Absolutely the perfect is the enemy of the good, but when someone from, say, Hawaii hears “much less air travel” and goes, “hey, does this mean I’m going to die of starvation? Do I have to leave my home to survive?” it’d probably be useful to have some kind of answer to keep up public support. We already have this issue with the coal miners and such, and this kind of thing is a lot less clear cut (which is something else we have to stop doing, probably). I think I’ve said this before, but one of the things I’m seeking with this thread is clarity, because I feel it has direct relevance to the difficulty of making the political and practical struggles necessary to save human civilization.

Of course, we mere mortals and laymen might not be able to gain clarity or explain it to others; we have the luxury of just shrugging and saying, whatever, it’s got to be done somehow. But it interests me regardless!

Or hit it at the source. Tax carbon, subsidize non-carbon emitting power generation and let the market work it out. Let the taxes scale up gradually (over decades) so it isn’t an economy breaking shock. Don’t try to pick winner/loser areas or companies. Everybody can decide for themselves what things are worth paying more or less for. Air travel will probably end up out of reach for all but the wealthiest, but maybe carbon neutral artificial fuel will be not too expensive.

That’s my recommendation, but I doubt it will actually happen.

One question about meat: we always talk about this in absolute terms (“meat” vs “no meat”), perhaps because vegetarians often see a moral / ethical dimension to their dietary choices, or else in relative terms within that binary.

But what impact might it have if we just gave up beef, and continued with chicken / turkey / pork / lamb / goat / rabbit / etc.? One source I looked at (not linked, because I have no idea how to vet it), suggested that beef and lamb have higher carbon footprints than the others. I imagine you’d have to take into account the utilities of any wool or leather biproducts, and I wouldn’t have the first clue how.

Do we actually have several decades to allow the economy to gradually transition?

None of these things are binary yes/no things. A gradual transition is better than a sudden, forced one. A gradual policy lets people go electric as old cars wear out, etc. instead of saying “you must completely change everything you do right now!” which nobody will actually do. Means there is a chance for the high tech optimistic sustainable existence we hope for, instead of the low tech one we want to try to avoid.

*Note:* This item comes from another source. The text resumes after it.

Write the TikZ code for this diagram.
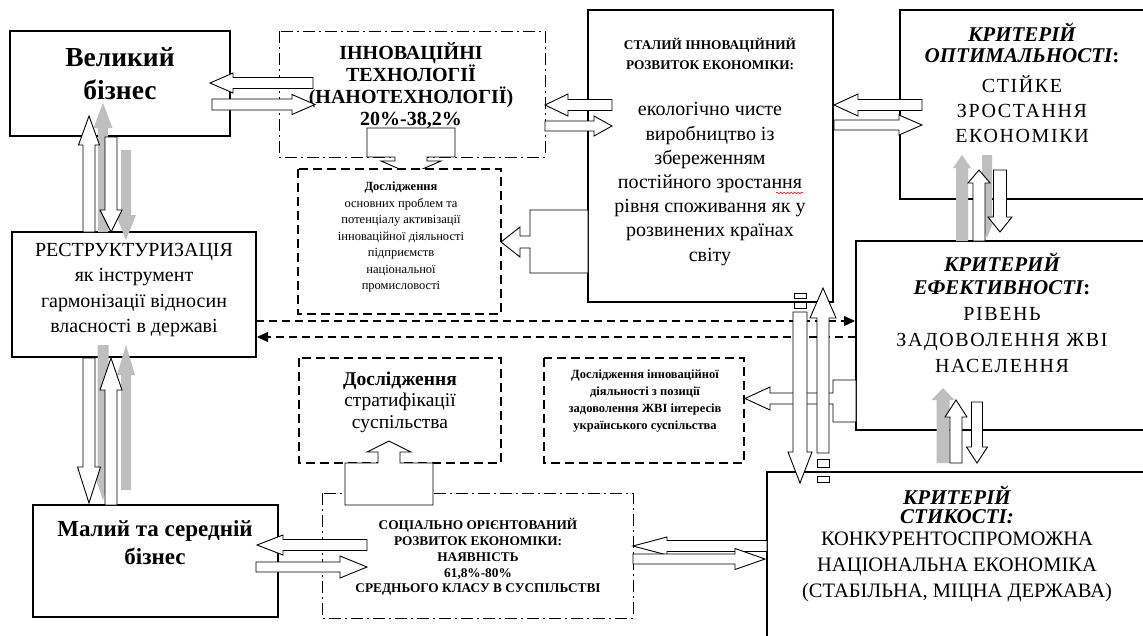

IME, present-day back-to-the-landers, who arguably do just what the future holds for most of us, raise mostly rabbit, chicken and goats for their protein needs. Meat rabbits, for instance, grow on much less feed per pound than the bigger, more usual Western meat animals. Chickens are raised for the eggs (but eaten when they stop producing), and benefit from free-range foraging on the farmyard for insects etc., while goats, who famously “subsist on almost anything” are mostly milk animals, but some are slaughtered for meat.

“If you want to turn green land into desert, there’s nothing like a goat” is something I’ve heard more than ones from people doing development work in the Sahel.

Wool and leather will become too expensive to afford. Cotton is environmentally unsustainable too, not to speak of petroleum-based fibers. The future is sustainable hemp fiber, hempen clothing.

Cotton is environmentally unsustainable? I live in south Texas, and I see cotton being grown in the second half of the summer every year. This year was a drought year*, and the crops from the first half of the year all died, based on their appearance to my uneducated (WRT to farming) eye. Around here that includes things like sorghum, wheat, and corn. The cotton, although the plants appeared a little smaller than usual, however, did yield a crop. Based on that and similar experiences in previous drought years, I would have guessed that cotton would do just fine with less water. Of course I am not a farmer and am basing my guess on what I see. Does cotton use a lot water, or is there some other problem with it?

  • Sadly for the farmers, the rains started just as soon as the cotton harvest was over. We’ve had more rain in the past week than we’d had since the beginning of the year.